Alexandre Zewa: À cette époque-là, le Président Paul Biya et le Président Ahidjo qui était au pouvoir avaient de bons rapports. Il est arrivé plusieurs fois, je ne peux même pas compter le nombre de fois, que le Président Paul Biya m'a appelé pour me dire qu'on se rende à la présidence de la République. Et nous partions, et ce, peu importait l'heure. En voyant tout cela, à l'époque, nous ne nous doutions de rien. Or, le Président Ahidjo préparait le Président Biya à être ce qu'il est aujourd'hui. Il le préparait à devenir Chef d'État. C'est plus tard que nous l'avons compris. D'où je me trouvais, je peux dire que le Président Ahidjo lui avait imposé un rythme de travail d'enfer.Je n'ai pas été surpris. Quand le Président Ahidjo, en 1982, a décidé de quitter le pouvoir, et de le confier au Président Biya, j'ai reconstitué le puzzle, et tout s'est mis en place. Cela peut paraitre excessif, mais si vous connaissiez les liens entre ces deux hommes, l'alchimie qu'il y avait entre eux, vous ne seriez être surpris. Ils se comprenaient à demi-mot. Le Président Ahidjo avait placé toute sa confiance dans le Président
Biya qu'il aimait beaucoup. Chaque fois que le Président Ahidjo avait un travail sérieux à faire, il consultait toujours Paul Biya, qui était devenu Premier Ministre et avait quitté la Présidence de la République. Or, il y avait des secrétaires généraux de la présidence de la République qui étaient là, et disposés à donner leurs avis. Mais le Président Ahidjo les ignorait pour recueillir d'abord l'avis du Président Biya. Je les entendais parfois discuter.
Question: Avez-vous un message à lui adresser?

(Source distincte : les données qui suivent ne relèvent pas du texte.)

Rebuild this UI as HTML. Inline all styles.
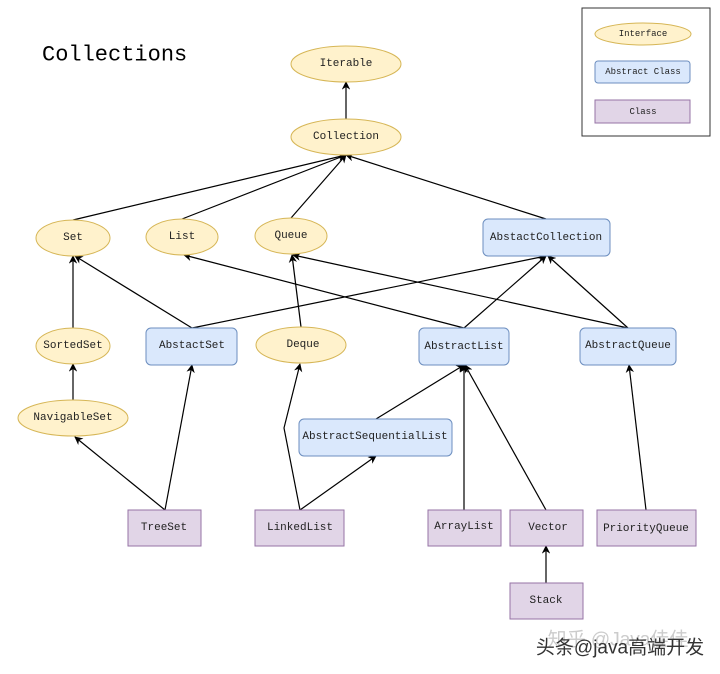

Alexandre Zewa: Je lui dirais qu'il m'a oublié. C'est très difficile de le rencontrer; voire impossible. J'ai essayé de le rencontrer à plusieurs reprises, en vain. Je lui ai envoyé des lettres en espérant qu'il les recevrait. Mais je n'ai jamais eu de suite. Je me suis rendu souvent à Mvomeka'a, pour rencontrer ses frères et sa mère que j'ai connus quand j'étais à son service. Quand sa mère est morte, j'y suis retourné, tout comme quand son frère Mvondo a également été rappelé auprès de Dieu.